Pacific Island Countries stand to loose from too much overseas travel for meetings: Fiji Academic
Professor Chandra said Pacific island countries suffer from "meetingitis".
Speaking at a two-day workshop in Beijing, China, on the growing relationship between China and the Pacific, Professor Chandra said there were simply too many meetings that did not allow officials to remain home, think strategically, and follow-up on their commitments.
He said many officials were afraid to speak their mind on major issues because it could mean a falling out with the major donors and organisations and therefore, missing out on future meetings.
Professor Chandra said "meetingitis" also meant that even when officials were in their home countries, they were being asked by international agencies to attend to requests for data and reports.
"If they are not doing this, they are reporting on their aid projects or having to meet consultants who have been brought in because the officials do not have the time in the first place to do these things but the consultants end up taking the time of the officials anyway.
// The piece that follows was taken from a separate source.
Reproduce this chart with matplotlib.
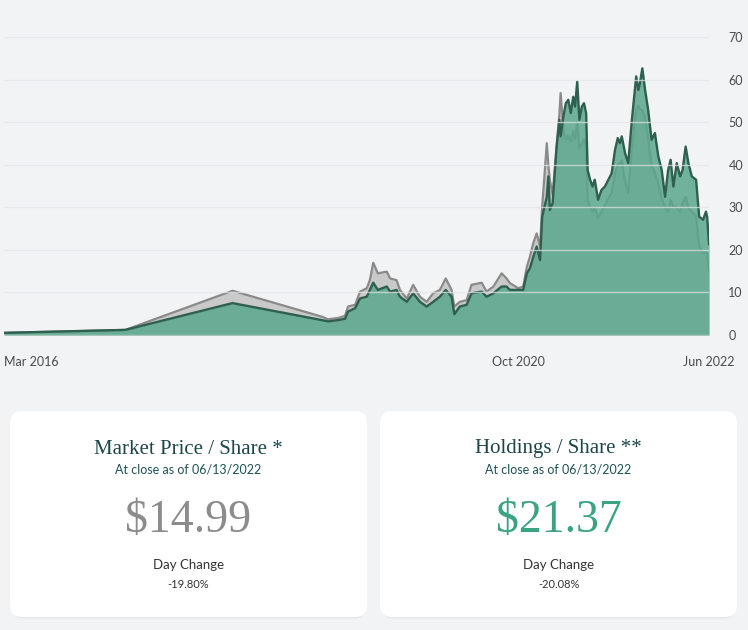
"""Market price vs holdings per share, with summary cards."""

import matplotlib.pyplot as plt
import pandas as pd
from matplotlib.patches import FancyBboxPatch

dates = [
    "2016-03-01", "2017-03-31", "2018-03-15", "2018-12-31", "2019-01-20",
    "2019-02-21", "2019-03-16", "2019-03-26", "2019-04-18", "2019-05-04",
    "2019-05-26", "2019-06-05", "2019-06-16", "2019-07-01", "2019-07-30",
    "2019-08-10", "2019-08-31", "2019-09-11", "2019-10-03", "2019-10-24",
    "2019-11-15", "2019-12-07", "2019-12-28", "2020-01-19", "2020-02-07",
    "2020-02-26", "2020-03-06", "2020-03-24", "2020-04-15", "2020-05-01",
    "2020-06-03", "2020-06-19", "2020-07-11", "2020-08-07", "2020-08-23",
    "2020-09-03", "2020-09-30", "2020-10-16", "2020-10-28", "2020-11-07",
    "2020-11-18", "2020-11-29", "2020-12-10", "2020-12-17", "2021-01-01",
    "2021-01-06", "2021-01-11", "2021-01-20", "2021-02-02", "2021-02-11",
    "2021-02-15", "2021-02-24", "2021-03-04", "2021-03-12", "2021-03-20",
    "2021-03-28", "2021-04-03", "2021-04-10", "2021-04-17", "2021-04-25",
    "2021-05-02", "2021-05-09", "2021-05-14", "2021-05-22", "2021-05-30",
    "2021-06-06", "2021-06-17", "2021-06-28", "2021-07-09", "2021-07-31",
    "2021-08-11", "2021-08-20", "2021-08-27", "2021-09-02", "2021-09-13",
    "2021-09-23", "2021-10-05", "2021-10-19", "2021-10-26", "2021-10-31",
    "2021-11-08", "2021-11-17", "2021-11-27", "2021-12-08", "2021-12-19",
    "2021-12-30", "2022-01-10", "2022-01-21", "2022-01-31", "2022-02-08",
    "2022-02-17", "2022-02-28", "2022-03-11", "2022-03-19", "2022-03-29",
    "2022-04-07", "2022-04-18", "2022-05-02", "2022-05-12", "2022-05-25",
    "2022-06-03", "2022-06-07", "2022-06-13",
]

market_price = [
    0.5, 1.2, 10.4, 4.3, 3.7,
    4.0, 4.5, 6.7, 7.1, 10.2,
    11.0, 12.9, 17.0, 14.5, 14.9,
    13.3, 12.9, 10.6, 8.6, 11.8,
    9.0, 7.8, 9.8, 10.6, 13.3,
    10.6, 6.7, 7.8, 8.2, 11.8,
    12.3, 10.2, 11.4, 14.5, 13.3,
    12.2, 11.0, 11.4, 16.0, 18.4,
    21.6, 23.9, 20.8, 30.2, 45.1,
    40.0, 36.5, 33.0, 44.5, 52.0,
    56.9, 48.2, 46.0, 47.0, 45.5,
    48.0, 46.0, 50.0, 44.0, 45.0,
    46.0, 44.0, 32.0, 30.0, 29.0,
    30.0, 27.5, 29.0, 30.5, 33.5,
    38.0, 40.0, 40.4, 41.0, 36.0,
    33.4, 44.0, 52.9, 54.0, 53.0,
    52.9, 51.0, 46.0, 40.0, 38.0,
    35.7, 32.0, 30.2, 29.0, 31.8,
    30.2, 30.0, 29.0, 31.0, 32.5,
    30.0, 29.0, 28.0, 20.8, 19.2,
    19.5, 19.0, 14.99,
]

holdings = [
    0.5, 1.2, 7.5, 3.5, 3.2,
    3.5, 3.8, 5.5, 6.3, 8.6,
    9.0, 10.6, 12.3, 10.6, 11.4,
    10.2, 10.6, 9.0, 7.8, 9.8,
    7.8, 6.7, 7.8, 9.0, 10.6,
    9.0, 4.9, 6.7, 7.1, 9.8,
    10.2, 9.0, 9.8, 11.4, 11.4,
    10.6, 10.6, 10.6, 14.5, 15.7,
    18.4, 20.8, 17.6, 27.8, 32.5,
    37.3, 29.4, 31.0, 44.3, 50.6,
    46.7, 51.4, 54.5, 55.3, 52.2,
    56.0, 53.7, 59.6, 50.6, 53.7,
    54.5, 52.2, 38.8, 36.5, 34.9,
    36.5, 31.8, 34.1, 34.9, 38.0,
    43.5, 46.3, 45.1, 46.7, 42.7,
    40.4, 50.6, 60.8, 57.6, 59.2,
    62.7, 57.6, 52.9, 45.9, 47.5,
    42.0, 38.8, 32.5, 38.8, 41.2,
    34.9, 40.4, 37.3, 38.8, 44.3,
    40.4, 37.3, 36.5, 27.8, 27.1,
    29.0, 27.8, 21.37,
]

y_ticks = [0, 10, 20, 30, 40, 50, 60, 70]
x_tick_dates = ["2016-03-01", "2020-10-01", "2022-06-13"]
x_tick_labels = ["Mar 2016", "Oct 2020", "Jun 2022"]

cards = [
    {"title": "Market Price / Share *", "value": "$14.99", "change": "-19.80%", "color": "#8c8c8c"},
    {"title": "Holdings / Share **", "value": "$21.37", "change": "-20.08%", "color": "#3aa383"},
]
close_date = "06/13/2022"

BG = "#f2f3f5"
W, H = 748, 630

x = pd.to_datetime(dates)

fig = plt.figure(figsize=(W / 100, H / 100), dpi=100)
fig.patch.set_facecolor(BG)

# chart area in pixel coords: x 4..709, y 37..335
ax = fig.add_axes([4 / W, (H - 335) / H, (709 - 4) / W, (335 - 37.3) / H])
ax.set_facecolor(BG)
ax.fill_between(x, market_price, color="#c9c9c9", lw=0, zorder=1)
ax.plot(x, market_price, color="#8a8a8a", lw=1.6, zorder=2)
ax.fill_between(x, holdings, color="#5ba78d", alpha=0.85, lw=0, zorder=3)
ax.plot(x, holdings, color="#2e5f4f", lw=1.7, zorder=4)

ax.set_xlim(x[0], x[-1])
ax.set_ylim(0, 70)
for v in y_ticks:
    ax.axhline(v, color="#e4e6ea", lw=1, alpha=0.7, zorder=5)

ax.yaxis.tick_right()
ax.set_yticks(y_ticks)
ax.set_xticks(pd.to_datetime(x_tick_dates))
ax.set_xticklabels(x_tick_labels)
ax.tick_params(axis="both", length=0, labelsize=9, labelcolor="#4a4a4a")
ax.tick_params(axis="y", pad=14)
ax.tick_params(axis="x", pad=15)
for lab in ax.get_xticklabels() + ax.get_yticklabels():
    lab.set_fontfamily("Lato")
ax.get_xticklabels()[0].set_horizontalalignment("left")
for s in ax.spines.values():
    s.set_visible(False)

# overlay in pixel coords for the summary cards
ov = fig.add_axes([0, 0, 1, 1], zorder=-1)
ov.set_xlim(0, W)
ov.set_ylim(H, 0)
ov.axis("off")

card_x = [10, 380]
card_w = 357
card_top, card_h = 411, 206
for cx, card in zip(card_x, cards):
    for k, a in enumerate([0.05, 0.07, 0.09]):
        off = 3 - k
        ov.add_patch(FancyBboxPatch(
            (cx + 2, card_top + off), card_w - 4, card_h,
            boxstyle="round,pad=0,rounding_size=12",
            fc="#b8bcc4", ec="none", alpha=a,
        ))
    ov.add_patch(FancyBboxPatch(
        (cx, card_top), card_w, card_h,
        boxstyle="round,pad=0,rounding_size=12",
        fc="white", ec="none",
    ))
    mid = cx + card_w / 2
    ov.text(mid, 449, card["title"], ha="center", va="center", fontsize=15,
            family="Liberation Serif", color="#1e4648")
    ov.text(mid, 469, f"At close as of {close_date}", ha="center", va="center",
            fontsize=9, family="Lato", color="#1e5254")
    ov.text(mid, 521, card["value"], ha="center", va="center", fontsize=33,
            family="Liberation Serif", color=card["color"])
    ov.text(mid, 565, "Day Change", ha="center", va="center", fontsize=9.5,
            family="Lato", color="#333333")
    ov.text(mid, 584, card["change"], ha="center", va="center", fontsize=8,
            family="Lato", color="#333333")

fig.savefig("out.png", dpi=100, facecolor=BG)
plt.close(fig)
"By not having the time and opportunity to brainstorm, these officials are often not asking the right questions so busy are they in finding answers to questions from other people," he said.
Professor Chandra said the inability of national officials to brainstorm, or to brainstorm without the representatives of donors or international agencies, was a serious problem because unless the Pacific Islands officials and leaders could devote time to these brainstorming sessions and believe more in their own competencies and solutions, there would not be organic solutions to Pacific island problems.
He said without these organic solutions "owned" by Pacific islanders themselves, there would always be disappointment by others at the performance of Pacific Island countries.